Türkiye’nin Suriye siyasetine nasıl bir yön belirleyeceği konusunda üzerinde düşünülmesi gereken bir diğer önemli nokta ise 2008’den beri Suriye’deki gelişmeleri yerinden gözlemleyen gazeteci Hediye Levent’in de dikkat çektiği üzere, Türkiye’nin muhaliflere sağladığı desteğin kesilmesinin içeride ve dışarıda birtakım maliyetleri olacağı. Levent’in önemle altını çizdiği “Suriye’den geri dönecek cihatçılar sorunu” konunun güvenlik boyutu. Böyle bir durumda “Türkiye’nin Suriye politikasını sürdürme veya değiştirme kararı farklı senaryolarla yıllardır ötelenen cihatçı tehdidi ile yüzleşmesini tetikleyebilir.”

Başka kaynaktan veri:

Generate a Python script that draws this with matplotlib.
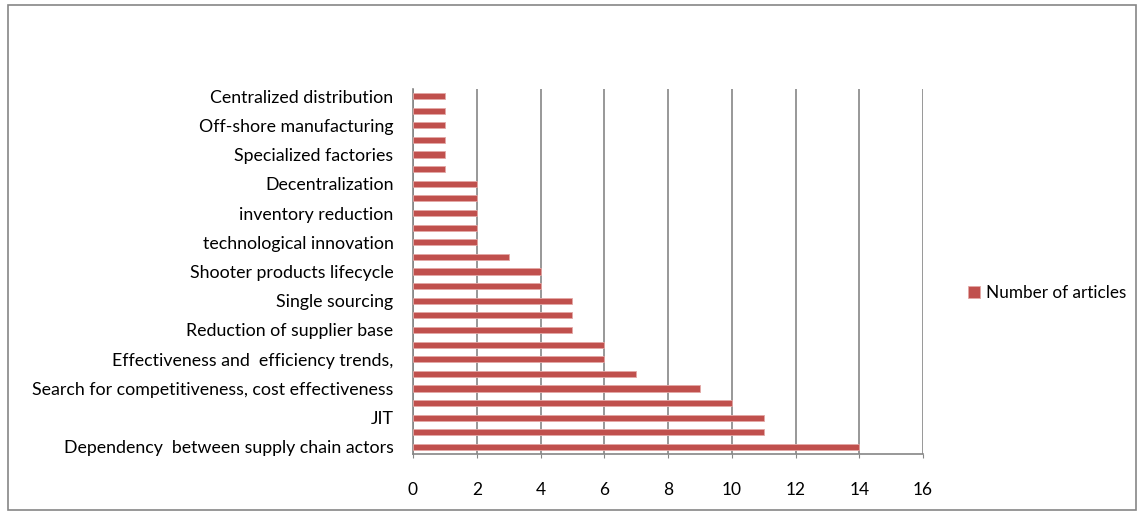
import matplotlib
matplotlib.use("Agg")
import matplotlib.pyplot as plt
from matplotlib.patches import Rectangle

categories = [
    "Dependency  between supply chain actors", "",
    "JIT", "",
    "Search for competitiveness, cost effectiveness", "",
    "Effectiveness and  efficiency trends,", "",
    "Reduction of supplier base", "",
    "Single sourcing", "",
    "Shooter products lifecycle", "",
    "technological innovation", "",
    "inventory reduction", "",
    "Decentralization", "",
    "Specialized factories", "",
    "Off-shore manufacturing", "",
    "Centralized distribution",
]
values = [14, 11, 11, 10, 9, 7, 6, 6, 5, 5, 5, 4, 4, 3, 2, 2, 2, 2, 2, 1, 1, 1, 1, 1, 1]
xticks = [0, 2, 4, 6, 8, 10, 12, 14, 16]
series_name = "Number of articles"

plt.rcParams['font.family'] = ['Lato', 'DejaVu Sans']

fig = plt.figure(figsize=(11.38, 5.13), dpi=100)
ax = fig.add_axes([413/1138, 1-454.3/513, 510/1138, (454.3-88.7)/513])

pos = list(range(len(values)))
ax.barh(pos, values, height=0.42, color="#C0504D", edgecolor="#E3A8A6", linewidth=0.6,
        label=series_name, zorder=3)
ax.set_ylim(-0.5, len(values) - 0.5)
ax.set_xlim(0, 16)
ax.set_xticks(xticks)
ax.set_xticklabels([str(t) for t in xticks], fontsize=12.5)
ax.set_yticks(pos)
ax.set_yticklabels(categories, fontsize=12.8)
ax.tick_params(axis='y', length=0, pad=14)
ax.tick_params(axis='x', length=3, pad=17, color="#868686", direction='out')
ax.xaxis.grid(True, color="#868686", linewidth=1.2, zorder=0)
ax.set_axisbelow(True)
for s in ['top', 'right']:
    ax.spines[s].set_visible(False)
for s in ['left', 'bottom']:
    ax.spines[s].set_color("#868686")
    ax.spines[s].set_linewidth(1.2)

fig.legend(loc='center left', bbox_to_anchor=(953/1138, 1-293/513), frameon=False,
           fontsize=12.3, handlelength=0.7, handleheight=0.7, handletextpad=0.35)

fig.patches.append(Rectangle((8/1138, 3/513), 1128/1138, 505/513, transform=fig.transFigure,
                             fill=False, edgecolor="#868686", linewidth=1.2))

fig.savefig("out.png", dpi=100)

Öte yandan, Türkiye’nin Suriye siyasetinde Rusya ve İran’a yaklaşmasının başta Suudi Arabistan ve Katar olmak üzere Körfez ülkeleriyle arasını bozma olasılığı da işin siyasi ve ekonomik maliyetini ön plana çıkarıyor.
Kuşkusuz, dış politikada revizyonun önemli bir parçası Suriye. Geç de olsa birtakım adımlar mutlaka atılacak. Ancak, tedavisi geciktirildiğinden kangren olan hastayı masadan canlı kaldırmak için bu kez saf tutulacak taraflar ile birlikte izlenecek siyasetin getirileri ve maliyetlerini doğru hesap etmek gerekiyor.